- [TO BE DONE]
Return each line of the listing below, unchanged, and omit the images.

_ _ _ _ _

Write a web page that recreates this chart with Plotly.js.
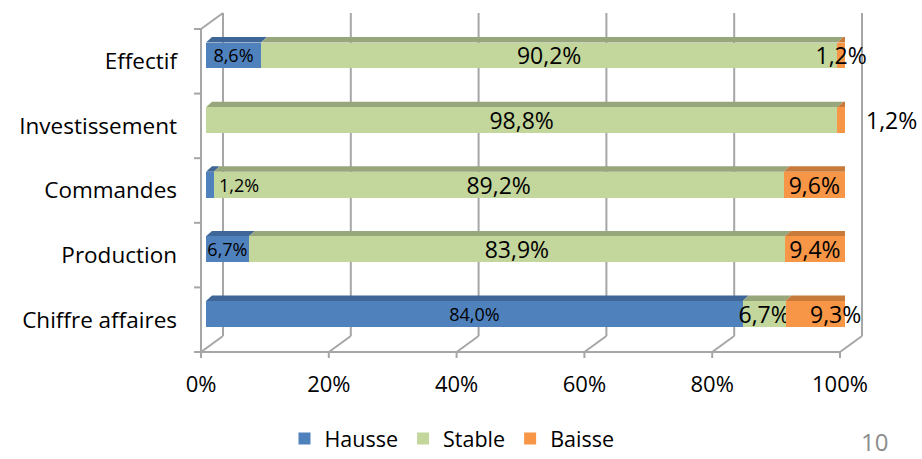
<!DOCTYPE html>
<html>
<head>
<meta charset="utf-8">
<script src="https://cdn.plot.ly/plotly-3.0.1.min.js"></script>
<style>html,body{margin:0;padding:0;background:#fff;}#chart{width:922px;height:459px;}</style>
</head>
<body>
<div id="chart"></div>
<script>
// ---- data (top-to-bottom order as in the chart) ----
const categories = ['Effectif', 'Investissement', 'Commandes', 'Production', 'Chiffre affaires'];
const hausse = [8.6, 0, 1.2, 6.7, 84.0];
const stable = [90.2, 98.8, 89.2, 83.9, 6.7];
const baisse = [1.2, 1.2, 9.6, 9.4, 9.3];
const seriesNames = ['Hausse', 'Stable', 'Baisse'];
const xTickVals = [0, 20, 40, 60, 80, 100];
const xTickText = ['0%', '20%', '40%', '60%', '80%', '100%'];
const pageNumber = '10';

// ---- style / geometry ----
const FONT = 'Open Sans, Lato, sans-serif';
const frontColors = ['#4F81BD', '#C3D69B', '#F79646'];
const topColors = ['#3E6797', '#98A67B', '#C77A3A'];
const sideColors = ['#35598A', '#8A9870', '#B4682B'];
const L = 206, W = 639, T = 29, B = 352, H = B - T;   // plot area in px
const FIG_W = 922, FIG_H = 459;
const pxX = W / 100, pxY = H / 5;
const barWidth = 0.40, barOffset = -0.11;
const depthX = 6 / pxX, depthY = 5.5 / pxY;
const gridColor = '#A6A6A6';

const n = categories.length;
const pos = categories.map((c, i) => n - 1 - i);
const series = [hausse, stable, baisse];
const fmt = v => v.toFixed(1).replace('.', ',') + '%';
const r3 = v => Math.round(v * 1000) / 1000;

// labels drawn as annotations instead of centred inside the bar
const specialLabels = [
  {s: 0, i: 2, mode: 'afterSegment', shift: 3},
  {s: 2, i: 1, mode: 'outsideEnd', shift: 19},
  {s: 2, i: 4, mode: 'centerShift', shift: 20}
];
const isSpecial = (s, i) => specialLabels.some(o => o.s === s && o.i === i);
const labelSizes = [18, 23, 23];

const traces = series.map((vals, s) => ({
  type: 'bar',
  orientation: 'h',
  name: seriesNames[s],
  x: vals,
  y: pos,
  width: barWidth,
  offset: barOffset,
  marker: {color: frontColors[s], line: {width: 0}},
  text: vals.map((v, i) => (v > 0 && !isSpecial(s, i)) ? fmt(v) : ''),
  textposition: 'inside',
  insidetextanchor: 'middle',
  constraintext: 'none',
  textangle: 0,
  cliponaxis: false,
  insidetextfont: {family: FONT, size: labelSizes[s], color: '#000'},
  outsidetextfont: {family: FONT, size: labelSizes[s], color: '#000'},
  hoverinfo: 'skip'
}));

// ---- 3D faces of bars, computed from the data ----
const shapes = [];
for (let i = 0; i < n; i++) {
  let cum = 0;
  let lastS = -1;
  for (let s = 0; s < 3; s++) if (series[s][i] > 0) lastS = s;
  for (let s = 0; s < 3; s++) {
    const v = series[s][i];
    if (v <= 0) continue;
    const x0 = r3(cum), x1 = r3(cum + v);
    const yb = r3(pos[i] + barOffset), yt = r3(pos[i] + barOffset + barWidth);
    const dx = r3(depthX), dy = r3(depthY);
    shapes.push({
      type: 'path', xref: 'x', yref: 'y', layer: 'between',
      path: `M${x0},${yt} L${x1},${yt} L${r3(x1 + dx)},${r3(yt + dy)} L${r3(x0 + dx)},${r3(yt + dy)} Z`,
      fillcolor: topColors[s], line: {width: 0}
    });
    if (s === lastS) {
      shapes.push({
        type: 'path', xref: 'x', yref: 'y', layer: 'between',
        path: `M${x1},${yb} L${x1},${yt} L${r3(x1 + dx)},${r3(yt + dy)} L${r3(x1 + dx)},${r3(yb + dy)} Z`,
        fillcolor: sideColors[s], line: {width: 0}
      });
    }
    cum = cum + v;
  }
}

// ---- 3D box (walls / floor) in paper coords ----
const paperX = px => (px - L) / W;
const paperY = py => (B - py) / H;
const frontX = t => L - 5 + t * pxX;
const backDX = 22, backDY = 16, backTop = 13;
function line(x0, y0, x1, y1) {
  shapes.push({type: 'line', xref: 'paper', yref: 'paper', layer: 'below',
    x0: paperX(x0), y0: paperY(y0), x1: paperX(x1), y1: paperY(y1),
    line: {color: gridColor, width: 2}});
}
xTickVals.forEach(t => {
  const fx = frontX(t), bx = fx + backDX;
  line(bx, backTop, bx, B - backDY);        // back wall gridline
  line(fx, B, bx, B - backDY);              // floor diagonal
  line(fx, B, fx, B + 6);                   // tick mark
});
line(frontX(0), B, frontX(100), B);          // front axis
line(frontX(0), T, frontX(0), B);            // left front edge
line(frontX(0), T, frontX(0) + backDX, backTop);
for (let k = 0; k <= n; k++) {
  const y = B - k * pxY;
  line(frontX(0) - 7, y, frontX(0), y);
}

// ---- annotations for special labels + page number ----
const annotations = specialLabels.map(o => {
  const v = series[o.s][o.i];
  let cumStart = 0;
  for (let s = 0; s < o.s; s++) cumStart += series[s][o.i];
  const cumEnd = cumStart + v;
  const isCenter = o.mode === 'centerShift';
  return {
    x: isCenter ? (cumStart + cumEnd) / 2 : cumEnd,
    y: pos[o.i] + barOffset + barWidth / 2, xref: 'x', yref: 'y',
    text: fmt(v), showarrow: false, xanchor: isCenter ? 'center' : 'left', yanchor: 'middle',
    xshift: o.shift,
    font: {family: FONT, size: labelSizes[o.s], color: '#000'}
  };
});
annotations.push({
  xref: 'paper', yref: 'paper', x: paperX(874), y: paperY(441),
  text: pageNumber, showarrow: false, xanchor: 'center', yanchor: 'middle',
  font: {family: FONT, size: 24, color: '#8C8C8C'}
});

const layout = {
  width: FIG_W, height: FIG_H,
  margin: {l: L, r: FIG_W - L - W, t: T, b: FIG_H - B, pad: 0, autoexpand: false},
  paper_bgcolor: '#fff', plot_bgcolor: 'rgba(0,0,0,0)',
  barmode: 'stack',
  showlegend: true,
  legend: {orientation: 'h', x: paperX(452), xanchor: 'center', y: paperY(459), yanchor: 'bottom',
    font: {family: FONT, size: 21.5, color: '#000'}, traceorder: 'normal', itemclick: false,
    bgcolor: 'rgba(0,0,0,0)'},
  xaxis: {range: [0, 100.001], tickvals: xTickVals, ticktext: xTickText, showgrid: false, zeroline: false,
    showline: false, ticks: '', tickfont: {family: FONT, size: 22, color: '#000'},
    ticklabelshift: -5, ticklabelstandoff: 17, fixedrange: true},
  yaxis: {range: [-0.5, n - 0.5], tickvals: pos, ticktext: categories, showgrid: false, zeroline: false,
    showline: false, ticks: '', tickfont: {family: FONT, size: 22.5, color: '#000'},
    ticklabelstandoff: 28, fixedrange: true},
  shapes: shapes,
  annotations: annotations,
  font: {family: FONT}
};

Plotly.newPlot('chart', traces, layout, {displayModeBar: false, staticPlot: true});
</script>
</body>
</html>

_ _ _ _ _

- [EXERCISE ANSWER]
Write a web page that recreates this chart with Plotly.js.
<!DOCTYPE html>
<html>
<head>
<meta charset="utf-8">
<script src="https://cdn.plot.ly/plotly-3.0.1.min.js"></script>
<style>html,body{margin:0;padding:0;background:#fff;}#chart{width:922px;height:459px;}</style>
</head>
<body>
<div id="chart"></div>
<script>
// ---- data (top-to-bottom order as in the chart) ----
const categories = ['Effectif', 'Investissement', 'Commandes', 'Production', 'Chiffre affaires'];
const hausse = [8.6, 0, 1.2, 6.7, 84.0];
const stable = [90.2, 98.8, 89.2, 83.9, 6.7];
const baisse = [1.2, 1.2, 9.6, 9.4, 9.3];
const seriesNames = ['Hausse', 'Stable', 'Baisse'];
const xTickVals = [0, 20, 40, 60, 80, 100];
const xTickText = ['0%', '20%', '40%', '60%', '80%', '100%'];
const pageNumber = '10';

// ---- style / geometry ----
const FONT = 'Open Sans, Lato, sans-serif';
const frontColors = ['#4F81BD', '#C3D69B', '#F79646'];
const topColors = ['#3E6797', '#98A67B', '#C77A3A'];
const sideColors = ['#35598A', '#8A9870', '#B4682B'];
const L = 206, W = 639, T = 29, B = 352, H = B - T;   // plot area in px
const FIG_W = 922, FIG_H = 459;
const pxX = W / 100, pxY = H / 5;
const barWidth = 0.40, barOffset = -0.11;
const depthX = 6 / pxX, depthY = 5.5 / pxY;
const gridColor = '#A6A6A6';

const n = categories.length;
const pos = categories.map((c, i) => n - 1 - i);
const series = [hausse, stable, baisse];
const fmt = v => v.toFixed(1).replace('.', ',') + '%';
const r3 = v => Math.round(v * 1000) / 1000;

// labels drawn as annotations instead of centred inside the bar
const specialLabels = [
  {s: 0, i: 2, mode: 'afterSegment', shift: 3},
  {s: 2, i: 1, mode: 'outsideEnd', shift: 19},
  {s: 2, i: 4, mode: 'centerShift', shift: 20}
];
const isSpecial = (s, i) => specialLabels.some(o => o.s === s && o.i === i);
const labelSizes = [18, 23, 23];

const traces = series.map((vals, s) => ({
  type: 'bar',
  orientation: 'h',
  name: seriesNames[s],
  x: vals,
  y: pos,
  width: barWidth,
  offset: barOffset,
  marker: {color: frontColors[s], line: {width: 0}},
  text: vals.map((v, i) => (v > 0 && !isSpecial(s, i)) ? fmt(v) : ''),
  textposition: 'inside',
  insidetextanchor: 'middle',
  constraintext: 'none',
  textangle: 0,
  cliponaxis: false,
  insidetextfont: {family: FONT, size: labelSizes[s], color: '#000'},
  outsidetextfont: {family: FONT, size: labelSizes[s], color: '#000'},
  hoverinfo: 'skip'
}));

// ---- 3D faces of bars, computed from the data ----
const shapes = [];
for (let i = 0; i < n; i++) {
  let cum = 0;
  let lastS = -1;
  for (let s = 0; s < 3; s++) if (series[s][i] > 0) lastS = s;
  for (let s = 0; s < 3; s++) {
    const v = series[s][i];
    if (v <= 0) continue;
    const x0 = r3(cum), x1 = r3(cum + v);
    const yb = r3(pos[i] + barOffset), yt = r3(pos[i] + barOffset + barWidth);
    const dx = r3(depthX), dy = r3(depthY);
    shapes.push({
      type: 'path', xref: 'x', yref: 'y', layer: 'between',
      path: `M${x0},${yt} L${x1},${yt} L${r3(x1 + dx)},${r3(yt + dy)} L${r3(x0 + dx)},${r3(yt + dy)} Z`,
      fillcolor: topColors[s], line: {width: 0}
    });
    if (s === lastS) {
      shapes.push({
        type: 'path', xref: 'x', yref: 'y', layer: 'between',
        path: `M${x1},${yb} L${x1},${yt} L${r3(x1 + dx)},${r3(yt + dy)} L${r3(x1 + dx)},${r3(yb + dy)} Z`,
        fillcolor: sideColors[s], line: {width: 0}
      });
    }
    cum = cum + v;
  }
}

// ---- 3D box (walls / floor) in paper coords ----
const paperX = px => (px - L) / W;
const paperY = py => (B - py) / H;
const frontX = t => L - 5 + t * pxX;
const backDX = 22, backDY = 16, backTop = 13;
function line(x0, y0, x1, y1) {
  shapes.push({type: 'line', xref: 'paper', yref: 'paper', layer: 'below',
    x0: paperX(x0), y0: paperY(y0), x1: paperX(x1), y1: paperY(y1),
    line: {color: gridColor, width: 2}});
}
xTickVals.forEach(t => {
  const fx = frontX(t), bx = fx + backDX;
  line(bx, backTop, bx, B - backDY);        // back wall gridline
  line(fx, B, bx, B - backDY);              // floor diagonal
  line(fx, B, fx, B + 6);                   // tick mark
});
line(frontX(0), B, frontX(100), B);          // front axis
line(frontX(0), T, frontX(0), B);            // left front edge
line(frontX(0), T, frontX(0) + backDX, backTop);
for (let k = 0; k <= n; k++) {
  const y = B - k * pxY;
  line(frontX(0) - 7, y, frontX(0), y);
}

// ---- annotations for special labels + page number ----
const annotations = specialLabels.map(o => {
  const v = series[o.s][o.i];
  let cumStart = 0;
  for (let s = 0; s < o.s; s++) cumStart += series[s][o.i];
  const cumEnd = cumStart + v;
  const isCenter = o.mode === 'centerShift';
  return {
    x: isCenter ? (cumStart + cumEnd) / 2 : cumEnd,
    y: pos[o.i] + barOffset + barWidth / 2, xref: 'x', yref: 'y',
    text: fmt(v), showarrow: false, xanchor: isCenter ? 'center' : 'left', yanchor: 'middle',
    xshift: o.shift,
    font: {family: FONT, size: labelSizes[o.s], color: '#000'}
  };
});
annotations.push({
  xref: 'paper', yref: 'paper', x: paperX(874), y: paperY(441),
  text: pageNumber, showarrow: false, xanchor: 'center', yanchor: 'middle',
  font: {family: FONT, size: 24, color: '#8C8C8C'}
});

const layout = {
  width: FIG_W, height: FIG_H,
  margin: {l: L, r: FIG_W - L - W, t: T, b: FIG_H - B, pad: 0, autoexpand: false},
  paper_bgcolor: '#fff', plot_bgcolor: 'rgba(0,0,0,0)',
  barmode: 'stack',
  showlegend: true,
  legend: {orientation: 'h', x: paperX(452), xanchor: 'center', y: paperY(459), yanchor: 'bottom',
    font: {family: FONT, size: 21.5, color: '#000'}, traceorder: 'normal', itemclick: false,
    bgcolor: 'rgba(0,0,0,0)'},
  xaxis: {range: [0, 100.001], tickvals: xTickVals, ticktext: xTickText, showgrid: false, zeroline: false,
    showline: false, ticks: '', tickfont: {family: FONT, size: 22, color: '#000'},
    ticklabelshift: -5, ticklabelstandoff: 17, fixedrange: true},
  yaxis: {range: [-0.5, n - 0.5], tickvals: pos, ticktext: categories, showgrid: false, zeroline: false,
    showline: false, ticks: '', tickfont: {family: FONT, size: 22.5, color: '#000'},
    ticklabelstandoff: 28, fixedrange: true},
  shapes: shapes,
  annotations: annotations,
  font: {family: FONT}
};

Plotly.newPlot('chart', traces, layout, {displayModeBar: false, staticPlot: true});
</script>
</body>
</html>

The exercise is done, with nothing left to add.